WHAT YOU HAVE TO DO -> Every line below should be copied exactly; drop the pictures.

SUPPLIED ENTRIES ->

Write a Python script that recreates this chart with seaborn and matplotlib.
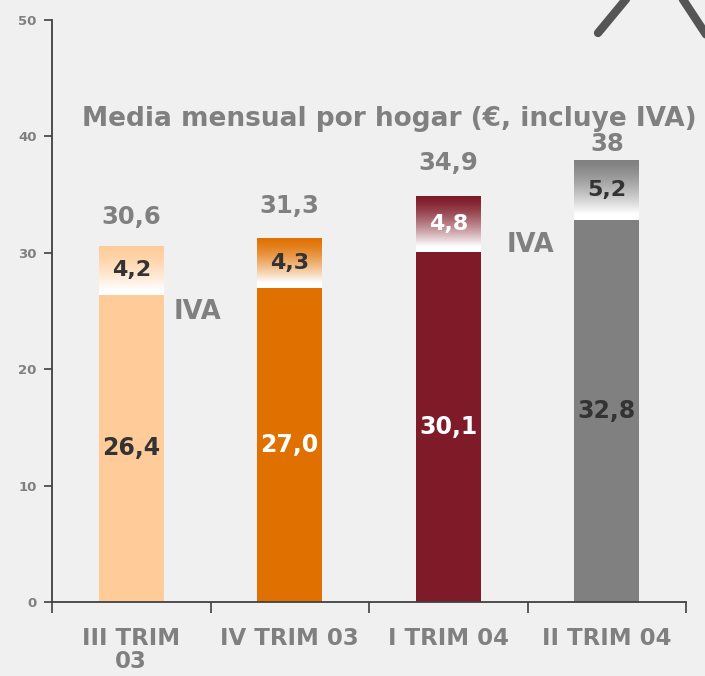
import numpy as np
import pandas as pd
import matplotlib
matplotlib.use("Agg")
import matplotlib.pyplot as plt
import seaborn as sns
from matplotlib.colors import to_rgb
from matplotlib.lines import Line2D

# ---- data ----
categories = ["III TRIM\n03", "IV TRIM 03", "I TRIM 04", "II TRIM 04"]
base_values = [26.4, 27.0, 30.1, 32.8]
iva_values = [4.2, 4.3, 4.8, 5.2]
total_labels = ["30,6", "31,3", "34,9", "38"]
base_labels = ["26,4", "27,0", "30,1", "32,8"]
iva_labels = ["4,2", "4,3", "4,8", "5,2"]
y_ticks = [0, 10, 20, 30, 40, 50]

colors = ["#FFCC99", "#E07000", "#7F1A28", "#808080"]
base_text_colors = ["#333333", "white", "white", "#333333"]
iva_text_colors = ["#333333", "#333333", "white", "#333333"]
total_offsets_pt = [12, 14, 15, 3]
BG = "#F0F0F0"
GRAY = "#808080"

sns.set_style("white")
plt.rcParams["font.family"] = ["DejaVu Sans"]

fig = plt.figure(figsize=(7.05, 6.76), dpi=100, facecolor=BG)
ax = fig.add_axes([52/705, 74/676, (686-52)/705, (602-20)/676])
ax.set_facecolor(BG)

df = pd.DataFrame({"cat": categories, "base": base_values})
sns.barplot(data=df, x="cat", y="base", hue="cat", palette=colors,
            saturation=1, width=0.41, legend=False, ax=ax, linewidth=0)

base_patches = list(ax.patches)
xs = [p.get_x() + p.get_width() / 2 for p in base_patches]
w = base_patches[0].get_width()

# IVA stacked segments with vertical gradient (colour at top -> white at bottom)
iva_bars = ax.bar(xs, iva_values, bottom=base_values, width=w,
                  facecolor="none", edgecolor="none", linewidth=0)
n = 200
for p, col in zip(iva_bars, colors):
    c = np.array(to_rgb(col))
    t = np.linspace(0, 1, n)  # 0 = top
    f = (np.clip(t / 0.9, 0, 1) ** 1.4)[:, None]
    rgb = c * (1 - f) + np.ones(3) * f
    img = rgb[:, None, :]
    x0, y0 = p.get_x(), p.get_y()
    im = ax.imshow(img, extent=[x0, x0 + p.get_width(), y0, y0 + p.get_height()],
                   aspect="auto", origin="upper", zorder=2, interpolation="bilinear")
    im.set_clip_path(p)

ax.set_xlim(-0.5, 3.5)
ax.set_ylim(0, 50)

# labels
for i, x in enumerate(xs):
    b = base_values[i]
    v = iva_values[i]
    ax.text(x, b / 2, base_labels[i], ha="center", va="center", fontsize=17,
            fontweight="bold", color=base_text_colors[i], zorder=5)
    ax.text(x, b + v / 2, iva_labels[i], ha="center", va="center", fontsize=16,
            fontweight="bold", color=iva_text_colors[i], zorder=5)
    ax.annotate(total_labels[i], (x, b + v), xytext=(0, total_offsets_pt[i]),
                textcoords="offset points", ha="center", va="bottom", fontsize=17.5,
                fontweight="bold", color=GRAY, zorder=5)

fig.text(197/705, 1 - 312/676, "IVA", ha="center", va="center", fontsize=18.5,
         fontweight="bold", color=GRAY)
fig.text(530/705, 1 - 245/676, "IVA", ha="center", va="center", fontsize=18.5,
         fontweight="bold", color=GRAY)

fig.text(82/705, 1 - 119/676, "Media mensual por hogar (€, incluye IVA)",
         ha="left", va="center", fontsize=19, fontweight="bold", color=GRAY)

# axes styling
for s in ["top", "right"]:
    ax.spines[s].set_visible(False)
for s in ["left", "bottom"]:
    ax.spines[s].set_color("#404040")
    ax.spines[s].set_linewidth(1.3)

ax.set_yticks(y_ticks)
ax.set_yticklabels([str(t) for t in y_ticks], fontsize=9.5, fontweight="bold", color=GRAY)
ax.tick_params(axis="y", direction="out", length=6, width=1.2, color="#404040", pad=5, left=True)

ax.set_xticks(range(len(categories)))
ax.set_xticklabels(categories, fontsize=16.5, fontweight="bold", color=GRAY, linespacing=1.0)
ax.tick_params(axis="x", which="major", length=0, pad=18)
ax.set_xticks([-0.5, 0.5, 1.5, 2.5, 3.5], minor=True)
ax.tick_params(axis="x", which="minor", direction="out", length=8, width=1.2, color="#404040", bottom=True)
ax.set_xlabel("")
ax.set_ylabel("")

# decorative strokes at top right
fig.add_artist(Line2D([598/705, 627/705], [1 - 33/676, 1 + 2/676], transform=fig.transFigure,
                      color="#555555", lw=6, solid_capstyle="round"))
fig.add_artist(Line2D([682/705, 707/705], [1 + 2/676, 1 - 36/676], transform=fig.transFigure,
                      color="#555555", lw=6, solid_capstyle="round"))

fig.savefig("out.png", dpi=100, facecolor=BG)
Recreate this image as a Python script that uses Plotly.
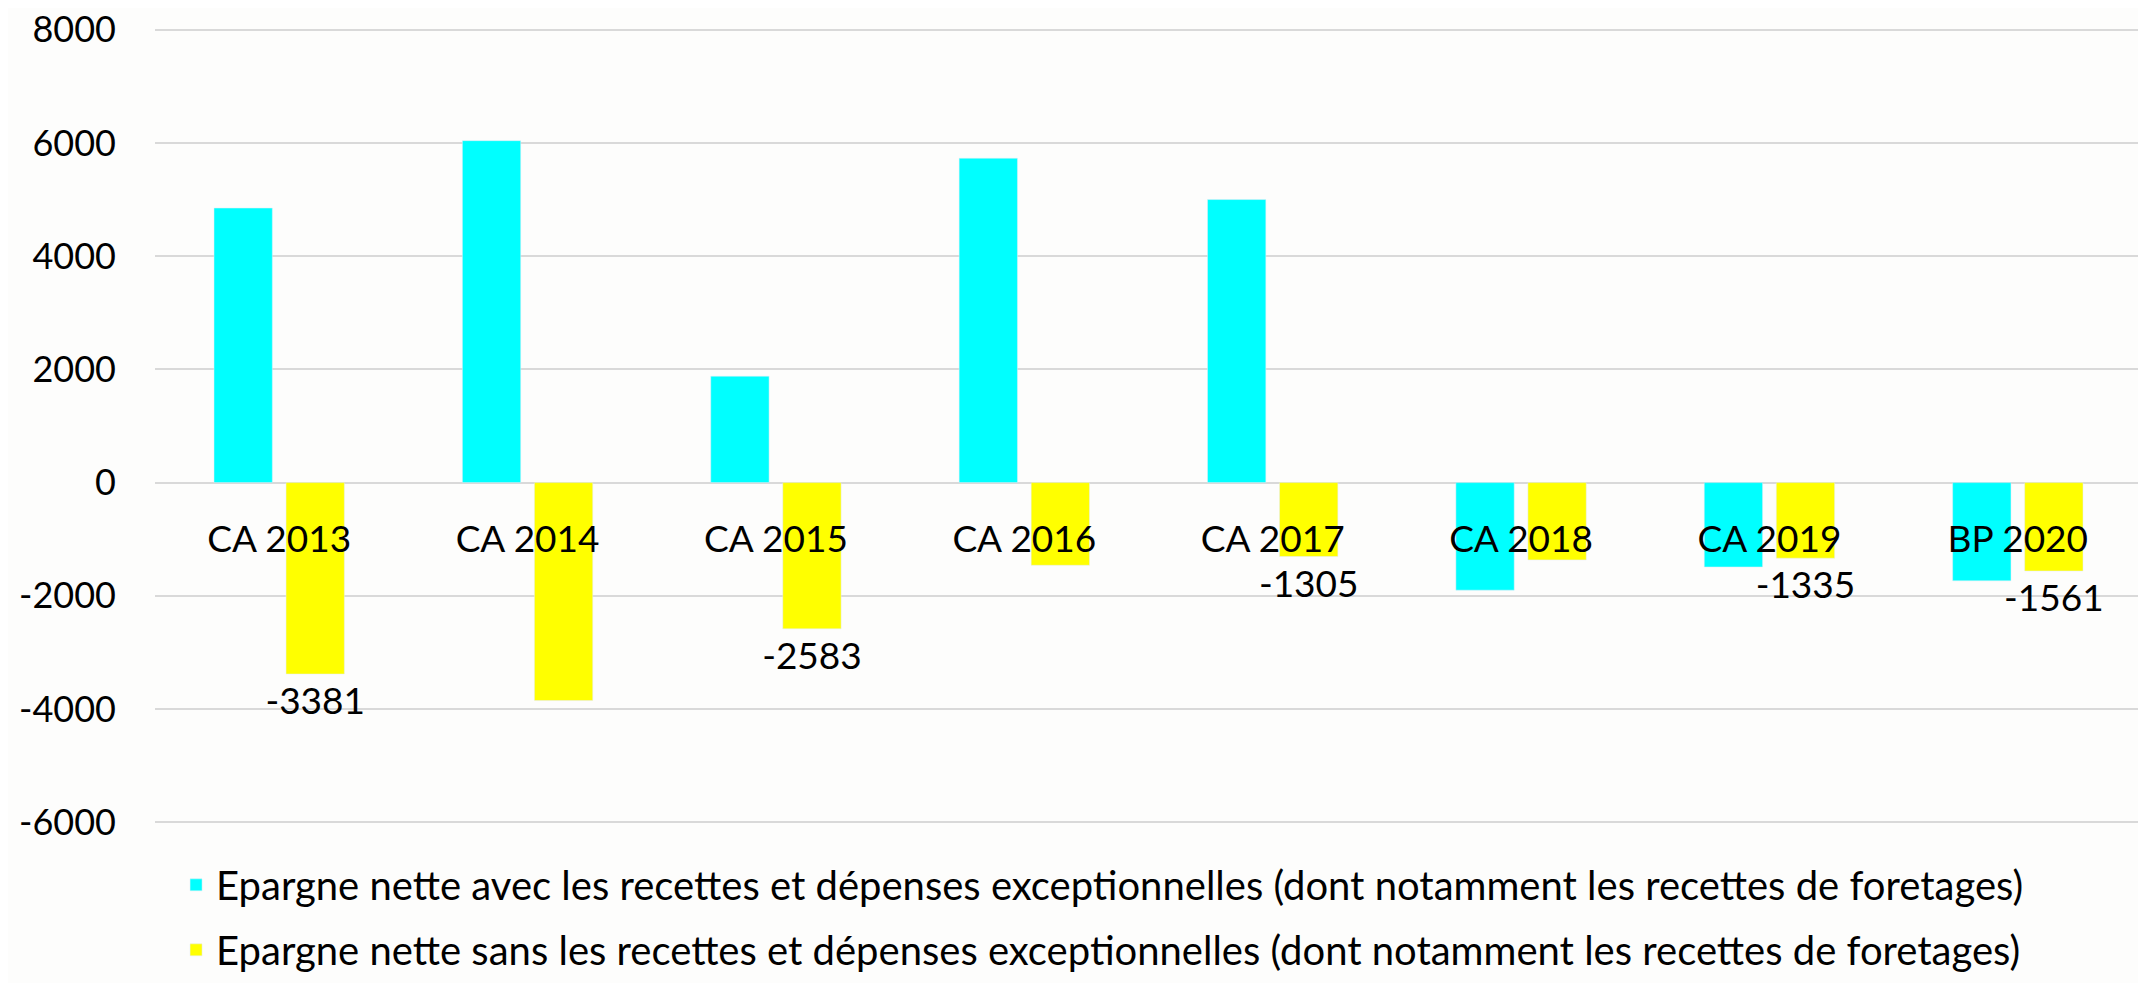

EXERCISE RESULT ->
Write a Python script that recreates this chart with seaborn and matplotlib.
import numpy as np
import pandas as pd
import matplotlib
matplotlib.use("Agg")
import matplotlib.pyplot as plt
import seaborn as sns
from matplotlib.colors import to_rgb
from matplotlib.lines import Line2D

# ---- data ----
categories = ["III TRIM\n03", "IV TRIM 03", "I TRIM 04", "II TRIM 04"]
base_values = [26.4, 27.0, 30.1, 32.8]
iva_values = [4.2, 4.3, 4.8, 5.2]
total_labels = ["30,6", "31,3", "34,9", "38"]
base_labels = ["26,4", "27,0", "30,1", "32,8"]
iva_labels = ["4,2", "4,3", "4,8", "5,2"]
y_ticks = [0, 10, 20, 30, 40, 50]

colors = ["#FFCC99", "#E07000", "#7F1A28", "#808080"]
base_text_colors = ["#333333", "white", "white", "#333333"]
iva_text_colors = ["#333333", "#333333", "white", "#333333"]
total_offsets_pt = [12, 14, 15, 3]
BG = "#F0F0F0"
GRAY = "#808080"

sns.set_style("white")
plt.rcParams["font.family"] = ["DejaVu Sans"]

fig = plt.figure(figsize=(7.05, 6.76), dpi=100, facecolor=BG)
ax = fig.add_axes([52/705, 74/676, (686-52)/705, (602-20)/676])
ax.set_facecolor(BG)

df = pd.DataFrame({"cat": categories, "base": base_values})
sns.barplot(data=df, x="cat", y="base", hue="cat", palette=colors,
            saturation=1, width=0.41, legend=False, ax=ax, linewidth=0)

base_patches = list(ax.patches)
xs = [p.get_x() + p.get_width() / 2 for p in base_patches]
w = base_patches[0].get_width()

# IVA stacked segments with vertical gradient (colour at top -> white at bottom)
iva_bars = ax.bar(xs, iva_values, bottom=base_values, width=w,
                  facecolor="none", edgecolor="none", linewidth=0)
n = 200
for p, col in zip(iva_bars, colors):
    c = np.array(to_rgb(col))
    t = np.linspace(0, 1, n)  # 0 = top
    f = (np.clip(t / 0.9, 0, 1) ** 1.4)[:, None]
    rgb = c * (1 - f) + np.ones(3) * f
    img = rgb[:, None, :]
    x0, y0 = p.get_x(), p.get_y()
    im = ax.imshow(img, extent=[x0, x0 + p.get_width(), y0, y0 + p.get_height()],
                   aspect="auto", origin="upper", zorder=2, interpolation="bilinear")
    im.set_clip_path(p)

ax.set_xlim(-0.5, 3.5)
ax.set_ylim(0, 50)

# labels
for i, x in enumerate(xs):
    b = base_values[i]
    v = iva_values[i]
    ax.text(x, b / 2, base_labels[i], ha="center", va="center", fontsize=17,
            fontweight="bold", color=base_text_colors[i], zorder=5)
    ax.text(x, b + v / 2, iva_labels[i], ha="center", va="center", fontsize=16,
            fontweight="bold", color=iva_text_colors[i], zorder=5)
    ax.annotate(total_labels[i], (x, b + v), xytext=(0, total_offsets_pt[i]),
                textcoords="offset points", ha="center", va="bottom", fontsize=17.5,
                fontweight="bold", color=GRAY, zorder=5)

fig.text(197/705, 1 - 312/676, "IVA", ha="center", va="center", fontsize=18.5,
         fontweight="bold", color=GRAY)
fig.text(530/705, 1 - 245/676, "IVA", ha="center", va="center", fontsize=18.5,
         fontweight="bold", color=GRAY)

fig.text(82/705, 1 - 119/676, "Media mensual por hogar (€, incluye IVA)",
         ha="left", va="center", fontsize=19, fontweight="bold", color=GRAY)

# axes styling
for s in ["top", "right"]:
    ax.spines[s].set_visible(False)
for s in ["left", "bottom"]:
    ax.spines[s].set_color("#404040")
    ax.spines[s].set_linewidth(1.3)

ax.set_yticks(y_ticks)
ax.set_yticklabels([str(t) for t in y_ticks], fontsize=9.5, fontweight="bold", color=GRAY)
ax.tick_params(axis="y", direction="out", length=6, width=1.2, color="#404040", pad=5, left=True)

ax.set_xticks(range(len(categories)))
ax.set_xticklabels(categories, fontsize=16.5, fontweight="bold", color=GRAY, linespacing=1.0)
ax.tick_params(axis="x", which="major", length=0, pad=18)
ax.set_xticks([-0.5, 0.5, 1.5, 2.5, 3.5], minor=True)
ax.tick_params(axis="x", which="minor", direction="out", length=8, width=1.2, color="#404040", bottom=True)
ax.set_xlabel("")
ax.set_ylabel("")

# decorative strokes at top right
fig.add_artist(Line2D([598/705, 627/705], [1 - 33/676, 1 + 2/676], transform=fig.transFigure,
                      color="#555555", lw=6, solid_capstyle="round"))
fig.add_artist(Line2D([682/705, 707/705], [1 + 2/676, 1 - 36/676], transform=fig.transFigure,
                      color="#555555", lw=6, solid_capstyle="round"))

fig.savefig("out.png", dpi=100, facecolor=BG)
Recreate this image as a Python script that uses Plotly.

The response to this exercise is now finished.